Written by Dyami Millarson
Verses 2 and 3 of Sigrdrífumál provide us with a model for Germanic folk religious prayer: (a) entities are invocated with good luck wishes/greetings, (b) favours are asked immediately after the invocations, and (c) alliterative verse is used for expressing the invocations and requests that may together be interpreted as constituting a Germanic prayer.
Those who are willing to adopt Germanic folk religion have to learn how to pray again. The three components of the model prayer in Sigrdrífumál offer us a look into an authentic folk religious prayer. We ought to note that it is very succinct; no words are wasted as the purpose of the invocation is made immediately clear by the invocator who speaks in alliterative verse.
Religious speech among the Germanic peoples would have been spontaneous yet bound by the rules of alliterative poetry, which distinguished religious speech from ordinary speech.
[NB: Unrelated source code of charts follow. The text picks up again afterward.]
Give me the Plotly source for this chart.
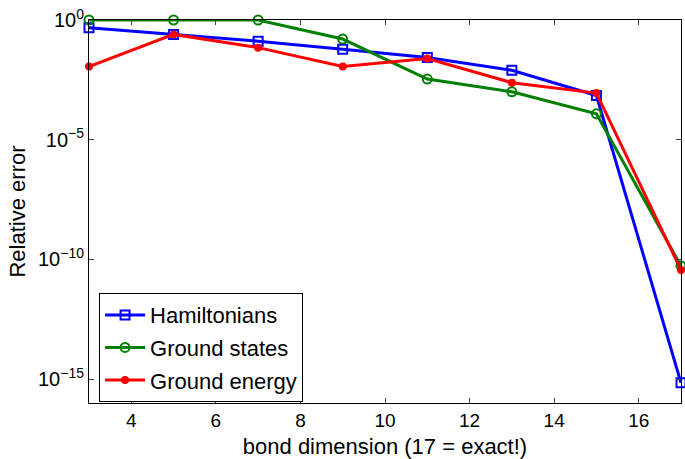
import plotly.graph_objects as go

bond_dim = [3, 5, 7, 9, 11, 13, 15, 17]
hamiltonians = [0.48, 0.25, 0.13, 0.06, 0.027, 0.008, 7e-4, 7e-16]
ground_states = [1.0, 1.0, 1.0, 0.16, 3.4e-3, 1.0e-3, 1.2e-4, 5.3e-11]
ground_energy = [0.0114, 0.25, 0.07, 0.0114, 0.0245, 2.4e-3, 8.9e-4, 3.6e-11]
y_tickvals = [1e-15, 1e-10, 1e-5, 1e0]
y_ticktext = ["10<sup>−15</sup>", "10<sup>−10</sup>", "10<sup>−5</sup>", "10<sup>0</sup>"]

fig = go.Figure()
fig.add_trace(go.Scatter(x=bond_dim, y=hamiltonians, mode="lines+markers", name="Hamiltonians",
                         legendgroup="a", cliponaxis=False,
                         line=dict(color="#0000FF", width=3),
                         marker=dict(symbol="square-open", size=9, color="#0000FF", line=dict(width=2))))
fig.add_trace(go.Scatter(x=bond_dim, y=ground_states, mode="lines+markers", name="Ground states",
                         legendgroup="b", cliponaxis=False,
                         line=dict(color="#008000", width=3),
                         marker=dict(symbol="circle-open", size=9, color="#008000", line=dict(width=2))))
fig.add_trace(go.Scatter(x=bond_dim, y=ground_energy, mode="lines+markers", name="Ground energy",
                         legendgroup="c", cliponaxis=False,
                         line=dict(color="#FF0000", width=3),
                         marker=dict(symbol="circle", size=8, color="#FF0000")))

fam = "Liberation Sans"
fig.update_layout(
    width=685, height=459,
    margin=dict(l=89, r=4, t=20, b=56, autoexpand=False),
    paper_bgcolor="white", plot_bgcolor="white",
    font=dict(family=fam, size=18, color="black"),
    showlegend=True,
    legend=dict(x=0.017, y=0.287, xanchor="left", yanchor="top",
                bordercolor="black", borderwidth=1, bgcolor="white",
                font=dict(family=fam, size=22, color="black"), tracegroupgap=1, itemwidth=40),
    xaxis=dict(range=[3, 17], tick0=4, dtick=2, ticks="inside", ticklen=5,
               tickfont=dict(family=fam, size=19, color="black"),
               showline=True, linecolor="black", linewidth=1, mirror="ticks",
               showgrid=False, zeroline=False,
               title=dict(text="bond dimension (17 = exact!)", standoff=9,
                          font=dict(family=fam, size=22, color="black"))),
    yaxis=dict(type="log", range=[-16, 0], tickvals=y_tickvals, ticktext=y_ticktext,
               ticks="inside", ticklen=5, tickfont=dict(family=fam, size=20, color="black"),
               showline=True, linecolor="black", linewidth=1, mirror="ticks",
               showgrid=False, zeroline=False,
               title=dict(text="Relative error", standoff=6,
                          font=dict(family=fam, size=22, color="black"))),
)
fig.write_html("out.html", config={"displayModeBar": False},
               post_script="document.body.style.margin='0';")
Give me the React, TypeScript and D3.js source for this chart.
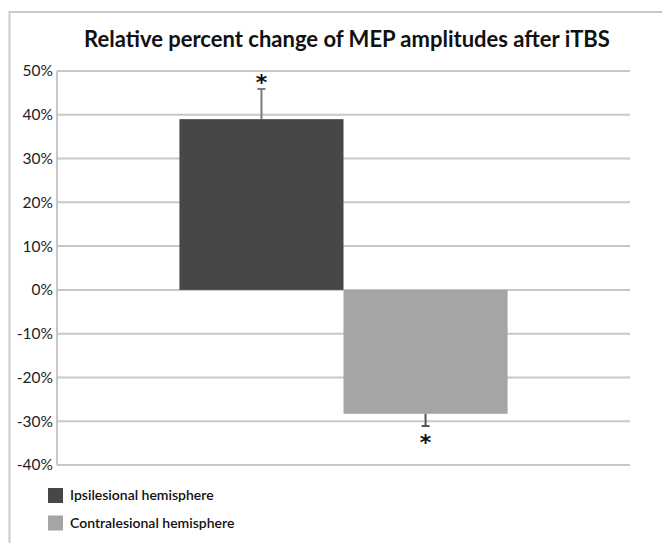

Alliterative verse makes each utterance memorable as it leaves a distinct rhythmic impression. Poetry had strong religious connotations among the Germanic pagans.
Sociologically, we can interpret alliterative verse as fulfilling a societal need, namely that of distinguishing magico-religious activities from day-to-day activities. When one comes into contact with higher entities, the correct way to address them is in alliterative verse which is perceiced as holding magical properties that may persuade them to fulfill one’s requests.